We Are the Storytellers of Our Lives

First published on October 25, 2018

We don't always realise it, but within us is the power to change our story. To see things differently, and to shift from a place where we are a victim of circumstance to a player in the game of life. To shift from Life Happening To Me to Life Created By Me

I was talking to a friend recently about the restrictions she had on her time to see coaching clients, because of her responsibilities as a parent. It felt like a challenge to only be able to see clients on one day a week - can she support them? Is that enough to offer them? What if they aren't free on Thursdays? 

But what if the story is different. What if instead she is a coach who creates her life first, and her business to support the woman she is. What if only being able to see clients on one particular day each week isn't about her failures as a coach, but about her power and success as a Creator, as a Player in the game of life, as a role model for other players, and as a sign that the dream - a business that allows you to do all the things outside it that fulfill and enrich and matter - is possible.

And what if only having three slots a week to see clients actually makes her more attractive to clients, who want to work with someone who role models that kind of whole life success? And it will certainly change who she wants to work with: if there is only space for four clients at once, then she is suddenly in a place of choice - a player - when it comes to the work she accepts.

This is an important thing to remember. But it is a hard thing to remember. One of the core principles of the book I am working on is that we can be the storyteller in our lives: we can choose our own adventure. We can change how we see things, and create a new story.

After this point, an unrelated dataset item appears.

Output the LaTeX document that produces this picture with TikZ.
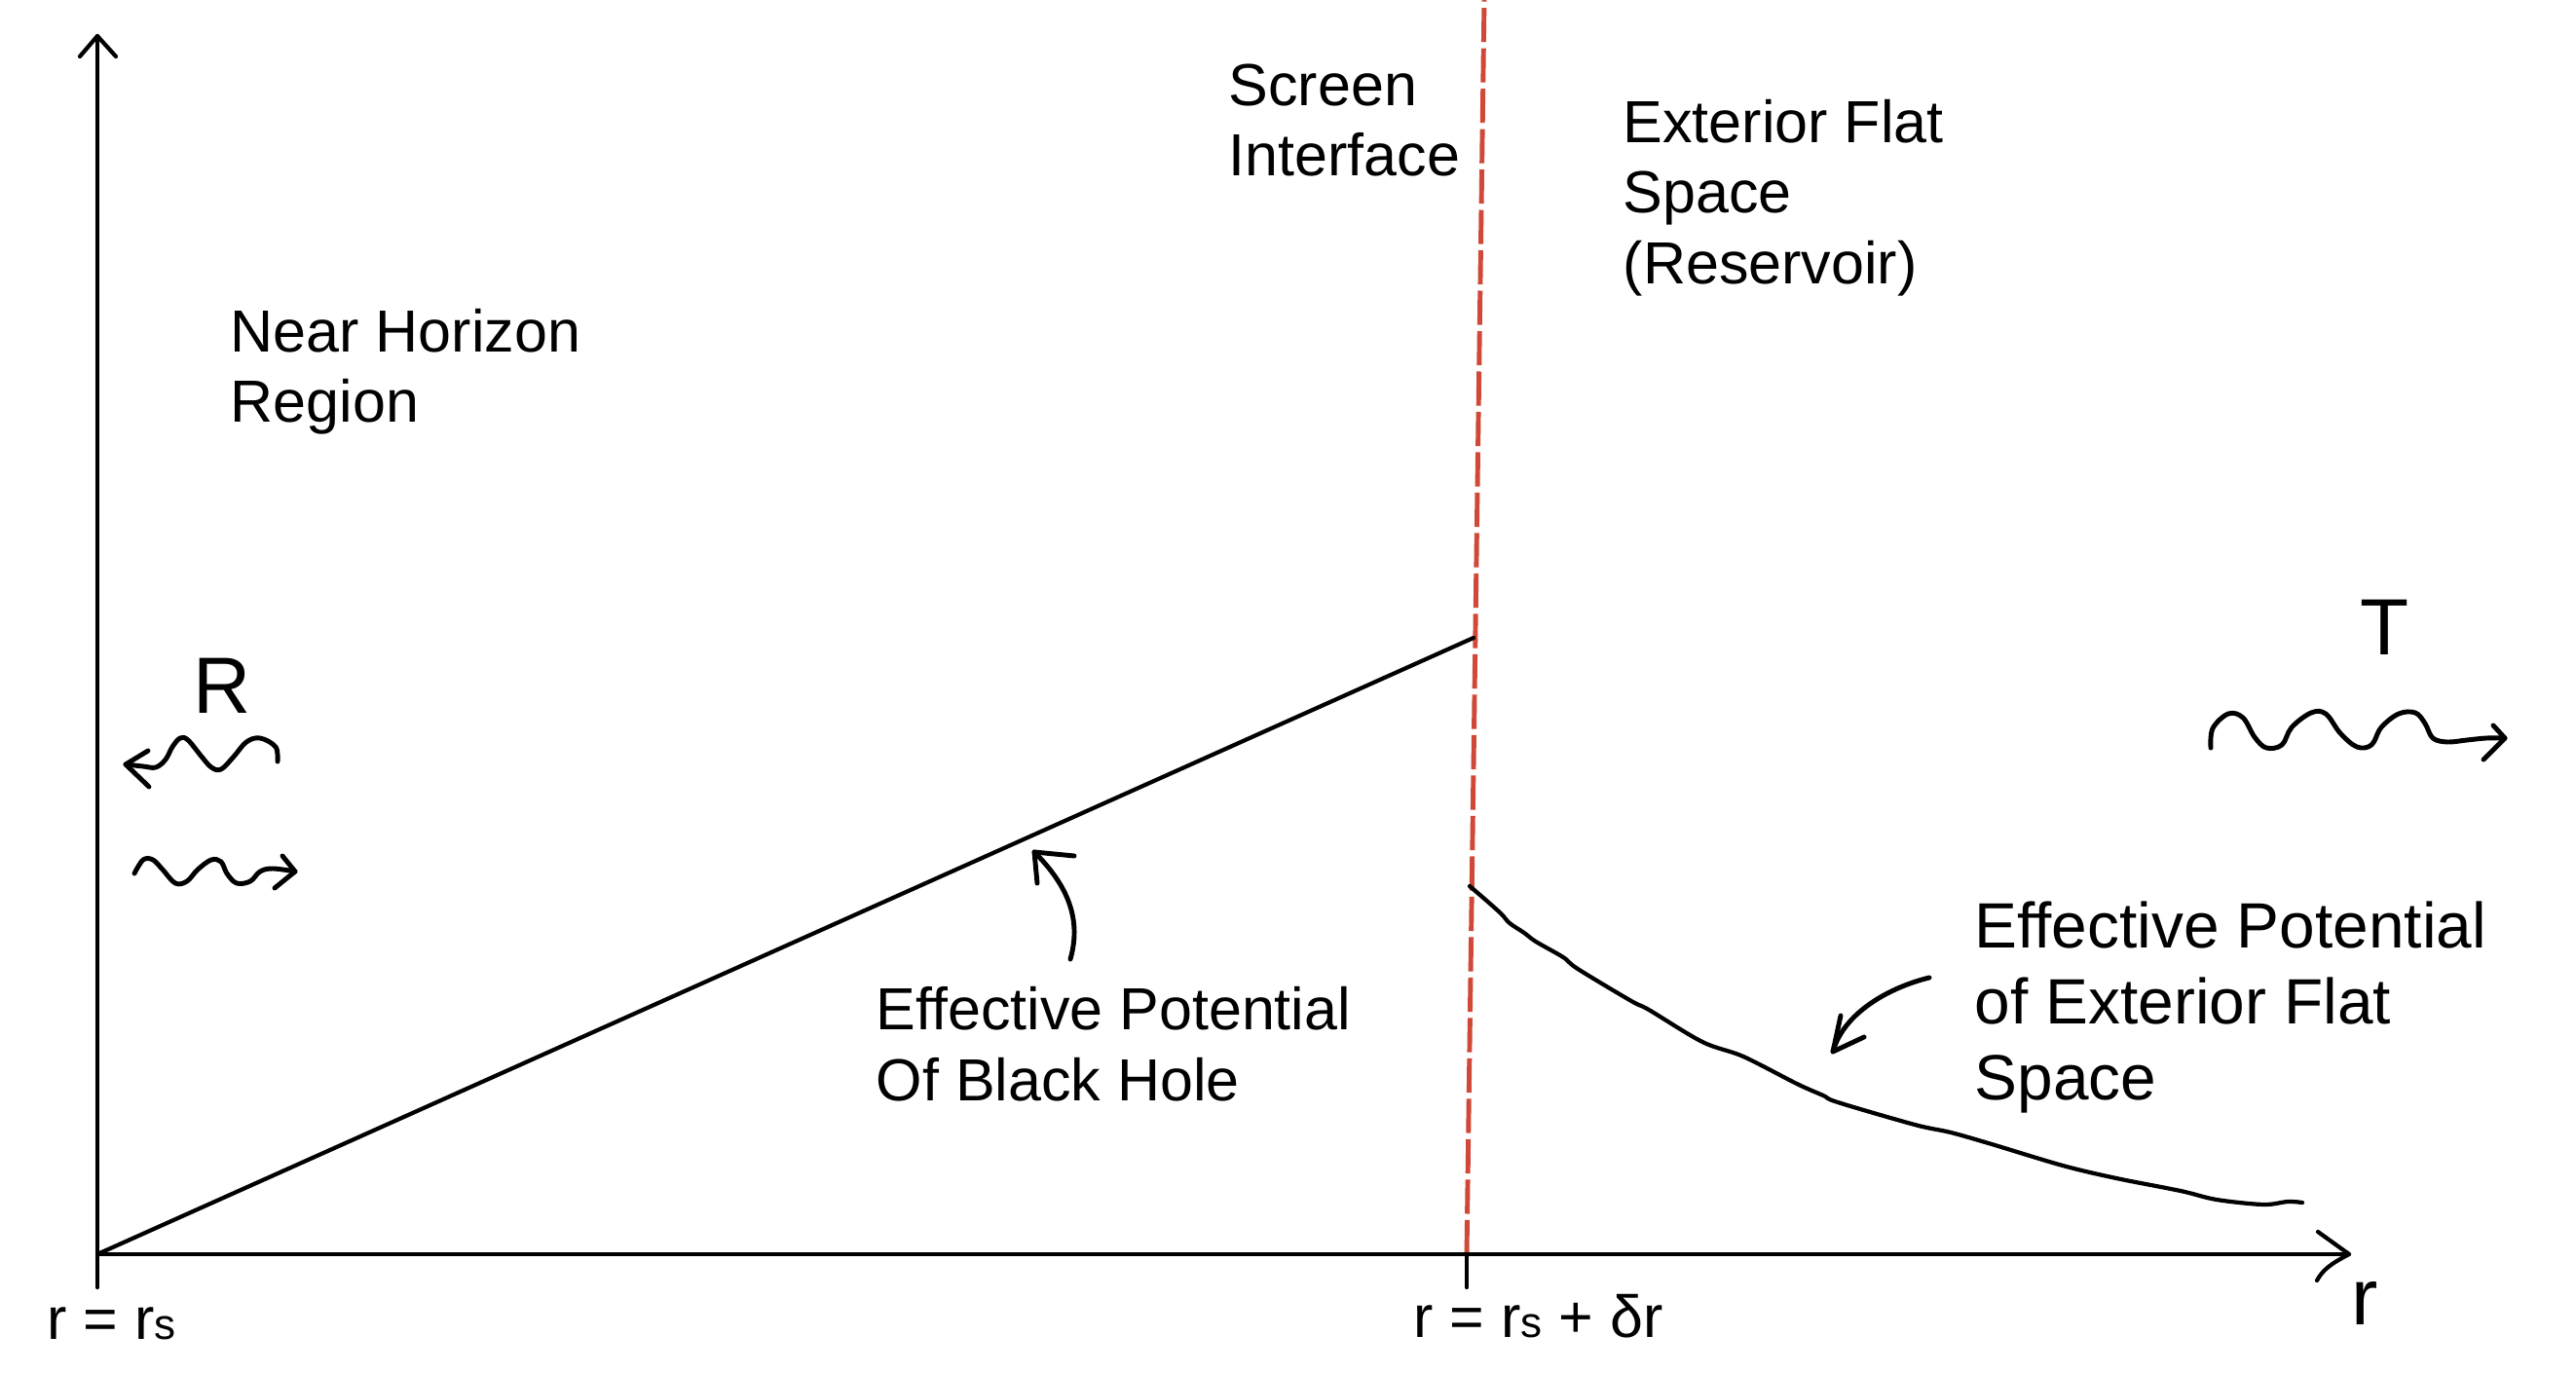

Sometimes, the story of the victim is important. It's how we cope and deal with what life throws our way. And sometimes it's safer, and easier. Because being a player, a creator, comes with responsibility. If this is down to me, all this, all of life, then it is down to me. It is my fault, as well as my success. 

But also within this responsibility comes freedom. It doesn't feel like we live in a world of responsibility most of the time in this day and age. We are surrounded by blame and judgment: the others out there whose fault our circumstances are. It may be true, we may be massively affected by others. But is it the story that will help you change things?

Is there another story - just as true, but more useful, more empowering - that you can tell? What happens for you if you change your story? It can make a difference straight away - the rush of seeing the world differently - or it can take weeks or months to come to terms with a new story. To embody it.

But what if. What if there is a new story out there that changes everything. And what if you have the power to tell it?